Based on points/60, Granlund is hardly a 2nd-line center, particularly for the Wild. Mikko Koivu has by far been the most productive center, ranking 28th best in the league of all centers with more than 300 minutes on the ice. Charlie Coyle is barely below him, at 31st in the league, with both Koivu and Coyle producing more than 1.8 points per 60. What's more, they're doing this while starting in the defensive zone significantly more than Granlund- 6% more often in Koivu's case and 14% for Coyle.

It's not all bad news; while Granlund only controls 49.5% of the shot attempts while on the ice, he is still better than the Wild's average, if only by 1.5%. Still; having played almost 200 games in the NHL by now, we should be able to expect more of Mikael than slightly better than average for the team.

Granlund doesn't even have the excuse that a player like Coyle or Niederreiter might have; Granlund has been given every chance to succeed. He starts in the offensive zone more than almost anyone else on the team, and he plays with the Wild's two best veteran forwards more than any other linemates. Since 2012, Granlund has played 1707 minutes at 5v5 with Jason Pominville, and 1304 minutes at 5v5 with Zach Parise.

TL;DR

Granlund was supposed to be the 1C of the future, and has so far been barely a 2C having played with two of the most productive players on the team. He has not been awful, but he has not produced effectively.

To put it simply: he is decent at obtaining the puck, adequate at zone entries, but is bad at keeping possession.


Moving away from numbers, there are clearly issues with Granlund's game by the eye test. While he is fairly effective at moving with the puck (see last night's Pivotal Moment), his decision making is slow and questionable. He passes when he should shoot, shoots when he should move, and doesn't move when he's about to get slammed into the boards.

It's possible that Granny just hasn't been able to make the mental adjustment from the larger European ice where he seems to thrive; perhaps the speed of the NHL is simply too much for him to handle. He holds on to the puck too long trying to force the issue, rather than keeping the puck moving and maintaining possession.

To put it simply: he is decent at obtaining the puck, adequate at zone entries, but is bad at keeping possession. Adding to the list of problems, Granlund's shot is anything but dangerous. Supposedly he's worked on this, but it's possible we haven't noticed it simply because he isn't shooting when he should.

Clearly, with 20/20 hindsight, there were better options available for the Wild. But, time travel is not possible (yet), so the question then becomes: what should the Wild do? Unfortunately, Yeo's options are limited. The Wild are anything but deep at center, and that may have just been exacerbated by Koivu's injury.
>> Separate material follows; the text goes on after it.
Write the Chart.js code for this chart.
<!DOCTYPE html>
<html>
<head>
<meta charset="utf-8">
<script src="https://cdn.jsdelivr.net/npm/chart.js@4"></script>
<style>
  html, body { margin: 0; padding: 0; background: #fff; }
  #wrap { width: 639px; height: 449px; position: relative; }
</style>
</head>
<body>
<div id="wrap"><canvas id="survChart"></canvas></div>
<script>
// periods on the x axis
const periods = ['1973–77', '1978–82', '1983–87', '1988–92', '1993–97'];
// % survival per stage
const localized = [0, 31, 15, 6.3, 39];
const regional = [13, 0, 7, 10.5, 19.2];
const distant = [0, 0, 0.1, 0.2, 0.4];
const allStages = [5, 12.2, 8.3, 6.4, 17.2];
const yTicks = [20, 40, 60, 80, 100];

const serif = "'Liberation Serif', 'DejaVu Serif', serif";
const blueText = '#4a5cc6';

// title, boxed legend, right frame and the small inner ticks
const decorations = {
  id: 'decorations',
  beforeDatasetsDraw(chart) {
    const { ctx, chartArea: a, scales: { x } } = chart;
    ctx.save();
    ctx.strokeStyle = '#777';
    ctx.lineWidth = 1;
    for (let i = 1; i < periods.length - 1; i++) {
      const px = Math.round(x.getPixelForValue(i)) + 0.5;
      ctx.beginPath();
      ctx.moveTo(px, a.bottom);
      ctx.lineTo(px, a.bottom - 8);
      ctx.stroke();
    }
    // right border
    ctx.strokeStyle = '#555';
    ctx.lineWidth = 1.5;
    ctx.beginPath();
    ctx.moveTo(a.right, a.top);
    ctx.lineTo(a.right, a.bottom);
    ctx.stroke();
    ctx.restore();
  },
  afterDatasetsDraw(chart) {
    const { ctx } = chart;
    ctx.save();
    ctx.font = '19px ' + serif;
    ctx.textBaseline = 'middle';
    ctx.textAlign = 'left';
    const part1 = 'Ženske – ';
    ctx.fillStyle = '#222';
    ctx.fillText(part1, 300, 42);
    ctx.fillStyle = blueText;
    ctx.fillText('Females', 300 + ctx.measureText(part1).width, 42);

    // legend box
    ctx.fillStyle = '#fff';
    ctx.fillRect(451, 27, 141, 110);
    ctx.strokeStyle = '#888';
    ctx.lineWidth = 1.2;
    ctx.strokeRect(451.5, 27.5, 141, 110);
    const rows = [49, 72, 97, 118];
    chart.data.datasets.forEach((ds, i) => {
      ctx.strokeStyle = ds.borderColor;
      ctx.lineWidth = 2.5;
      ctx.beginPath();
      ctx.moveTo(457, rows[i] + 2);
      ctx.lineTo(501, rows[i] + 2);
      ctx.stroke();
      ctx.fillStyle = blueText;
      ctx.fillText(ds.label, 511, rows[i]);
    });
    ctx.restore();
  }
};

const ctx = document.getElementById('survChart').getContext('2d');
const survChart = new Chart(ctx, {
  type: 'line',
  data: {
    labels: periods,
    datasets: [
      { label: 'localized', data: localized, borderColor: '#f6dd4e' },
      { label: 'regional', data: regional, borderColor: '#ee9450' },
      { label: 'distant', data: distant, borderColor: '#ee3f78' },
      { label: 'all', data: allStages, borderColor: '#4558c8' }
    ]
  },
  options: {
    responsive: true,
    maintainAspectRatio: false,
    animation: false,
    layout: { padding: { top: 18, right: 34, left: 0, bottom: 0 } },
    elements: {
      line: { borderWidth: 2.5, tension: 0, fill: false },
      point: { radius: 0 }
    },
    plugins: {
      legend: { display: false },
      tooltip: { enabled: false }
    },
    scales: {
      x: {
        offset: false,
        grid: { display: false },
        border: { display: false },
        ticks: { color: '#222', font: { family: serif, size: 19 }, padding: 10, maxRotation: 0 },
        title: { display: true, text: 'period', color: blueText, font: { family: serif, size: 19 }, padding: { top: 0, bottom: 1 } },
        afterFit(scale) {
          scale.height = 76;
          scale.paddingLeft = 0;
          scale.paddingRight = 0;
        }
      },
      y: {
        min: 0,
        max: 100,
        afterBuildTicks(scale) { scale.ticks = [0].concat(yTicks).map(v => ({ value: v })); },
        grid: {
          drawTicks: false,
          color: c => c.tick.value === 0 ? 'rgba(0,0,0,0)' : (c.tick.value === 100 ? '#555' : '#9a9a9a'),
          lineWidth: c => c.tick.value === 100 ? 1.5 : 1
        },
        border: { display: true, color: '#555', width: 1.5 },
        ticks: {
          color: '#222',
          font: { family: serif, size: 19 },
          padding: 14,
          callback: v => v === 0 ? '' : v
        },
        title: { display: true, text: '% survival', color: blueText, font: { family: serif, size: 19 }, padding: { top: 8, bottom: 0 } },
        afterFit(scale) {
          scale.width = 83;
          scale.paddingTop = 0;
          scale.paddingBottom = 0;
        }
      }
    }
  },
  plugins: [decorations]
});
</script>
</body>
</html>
GM Chuck Fletcher grabbed Jarret Stoll off waivers, but Stoll has been underwhelming at best, a liability at worst. In the short term, Coyle is serviceable at center (he's at least been better than Granlund), and the Wild have Tyler Graovac able to be called up. Ryan Carter, while not lighting the world on fire, is a reliable centerman as well.
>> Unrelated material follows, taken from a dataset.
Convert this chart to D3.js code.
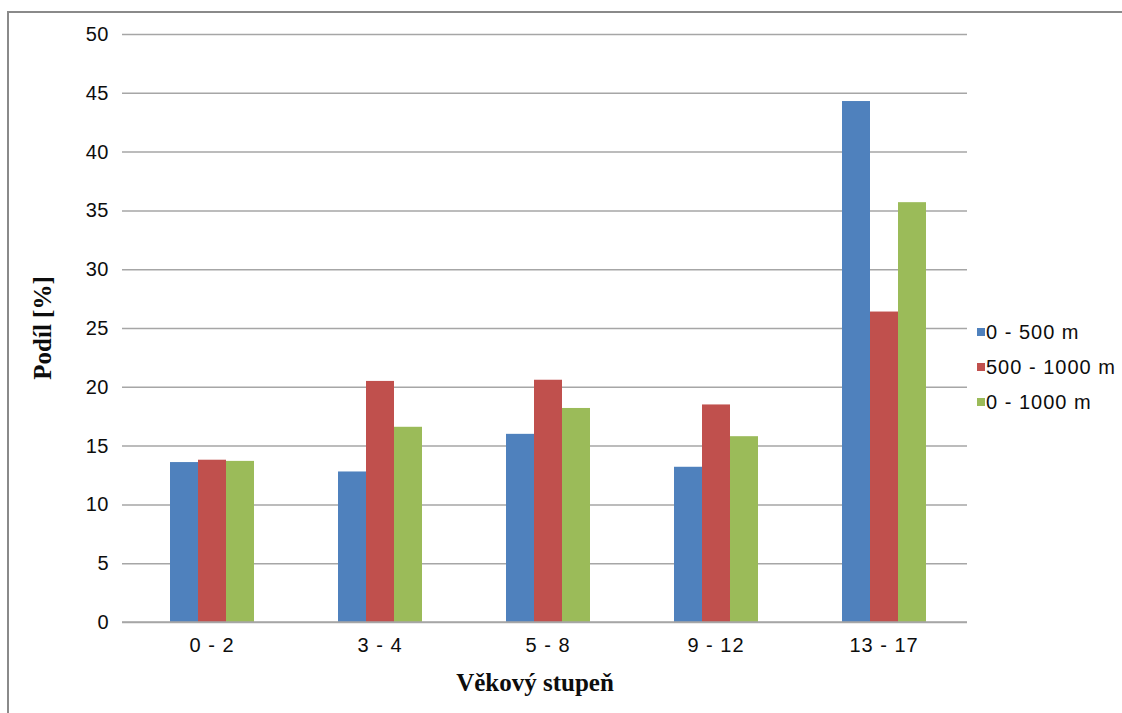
<!DOCTYPE html>
<html>
<head>
<meta charset="utf-8">
<script src="https://cdn.jsdelivr.net/npm/d3@7/dist/d3.min.js"></script>
<style>
  html, body { margin: 0; padding: 0; background: #ffffff; }
  svg { display: block; }
</style>
</head>
<body>
<svg id="chart" width="1122" height="713"></svg>
<script>
// Age groups on the x axis
const categories = ["0 - 2", "3 - 4", "5 - 8", "9 - 12", "13 - 17"];
// Distance bands (series)
const seriesNames = ["0 - 500 m", "500 - 1000 m", "0 - 1000 m"];
// Share in percent per age group
const values0to500 = [13.6, 12.8, 16.0, 13.2, 44.3];
const values500to1000 = [13.8, 20.5, 20.6, 18.5, 26.4];
const values0to1000 = [13.7, 16.6, 18.2, 15.8, 35.7];
const yTicks = [0, 5, 10, 15, 20, 25, 30, 35, 40, 45, 50];
const seriesColors = ["#4F81BD", "#C0504D", "#9BBB59"];

const seriesValues = [values0to500, values500to1000, values0to1000];

const svg = d3.select("#chart");
const plot = { left: 128, right: 968, top: 34, bottom: 622 };

// Outer frame of the chart
svg.append("rect")
  .attr("x", 8).attr("y", 12)
  .attr("width", 1140).attr("height", 720)
  .attr("fill", "none")
  .attr("stroke", "#8a8a8a")
  .attr("stroke-width", 2);

const x0 = d3.scaleBand()
  .domain(categories)
  .range([plot.left, plot.right])
  .paddingInner(0.5)
  .paddingOuter(0.25);

const x1 = d3.scaleBand()
  .domain(seriesNames)
  .range([0, x0.bandwidth()]);

const y = d3.scaleLinear().domain([0, 50]).range([plot.bottom, plot.top]);

const sansFont = "'Liberation Sans', Arial, sans-serif";
const serifFont = "'Liberation Serif', 'Times New Roman', serif";
const textColor = "#0d0d0d";

// Value axis with gridlines
const yAxis = svg.append("g")
  .attr("transform", `translate(${plot.left},0)`)
  .call(d3.axisLeft(y).tickValues(yTicks).tickSize(0).tickFormat(d3.format("d")));
yAxis.select(".domain").remove();
yAxis.selectAll(".tick line")
  .attr("x1", -6)
  .attr("x2", plot.right - plot.left - 1)
  .attr("stroke", "#a6a6a6")
  .attr("stroke-width", 1.5);
yAxis.selectAll(".tick text")
  .attr("x", -19)
  .attr("fill", textColor)
  .style("font-family", sansFont)
  .style("font-size", "20px")
  .style("letter-spacing", "0.5px");

// Bars
const groups = svg.append("g").selectAll("g")
  .data(categories)
  .join("g")
  .attr("transform", d => `translate(${x0(d)},0)`);

groups.selectAll("rect")
  .data((c, i) => seriesNames.map((s, k) => ({ s, k, v: seriesValues[k][i] })))
  .join("rect")
  .attr("x", d => x1(d.s))
  .attr("y", d => y(d.v))
  .attr("width", x1.bandwidth())
  .attr("height", d => y(0) - y(d.v))
  .attr("fill", d => seriesColors[d.k]);

// Category axis
const xAxis = svg.append("g")
  .attr("transform", `translate(0,${plot.bottom})`)
  .call(d3.axisBottom(x0).tickSize(0).tickPadding(16));
xAxis.select(".domain").remove();
xAxis.selectAll(".tick text")
  .attr("fill", textColor)
  .style("font-family", sansFont)
  .style("font-size", "20px")
  .style("letter-spacing", "1px");

// Baseline at zero
svg.append("line")
  .attr("x1", plot.left - 6).attr("x2", plot.right - 1)
  .attr("y1", y(0)).attr("y2", y(0))
  .attr("stroke", "#a6a6a6").attr("stroke-width", 1.5);

// Axis titles
svg.append("text")
  .attr("transform", `translate(51,${(plot.top + plot.bottom) / 2}) rotate(-90)`)
  .attr("text-anchor", "middle")
  .style("font-family", serifFont)
  .style("font-weight", "bold")
  .style("font-size", "25px")
  .attr("fill", textColor)
  .text("Podíl [%]");

svg.append("text")
  .attr("x", (plot.left + plot.right) / 2 - 13)
  .attr("y", 691)
  .attr("text-anchor", "middle")
  .style("font-family", serifFont)
  .style("font-weight", "bold")
  .style("font-size", "25px")
  .attr("fill", textColor)
  .text("Věkový stupeň");

// Legend
const legend = svg.append("g").attr("transform", "translate(977,332)");
const items = legend.selectAll("g")
  .data(seriesNames)
  .join("g")
  .attr("transform", (d, i) => `translate(0,${i * 35})`);
items.append("rect")
  .attr("x", 0).attr("y", -4)
  .attr("width", 8).attr("height", 8)
  .attr("fill", (d, i) => seriesColors[i]);
items.append("text")
  .attr("x", 9)
  .attr("y", 0)
  .attr("dy", "0.35em")
  .attr("fill", textColor)
  .style("font-family", sansFont)
  .style("font-size", "20px")
  .style("letter-spacing", "1px")
  .text(d => d);
</script>
</body>
</html>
In the long term, Iowa newcomer Grayson Downing is looking like a hot prospect, but still needs time to develop. Joel Eriksson Ek could well be a solid centerman, as could Reid Duke, Chase Lang, or any number of other prospects. Unfortunately, these players are in the "years out" category, and the Wild may feel pressured to make a trade in the meantime.

Ultimately, Mikael Granlund is looking like a capable NHL player. He is not what we thought, however, and the Wild's search for the 1C of the future must continue.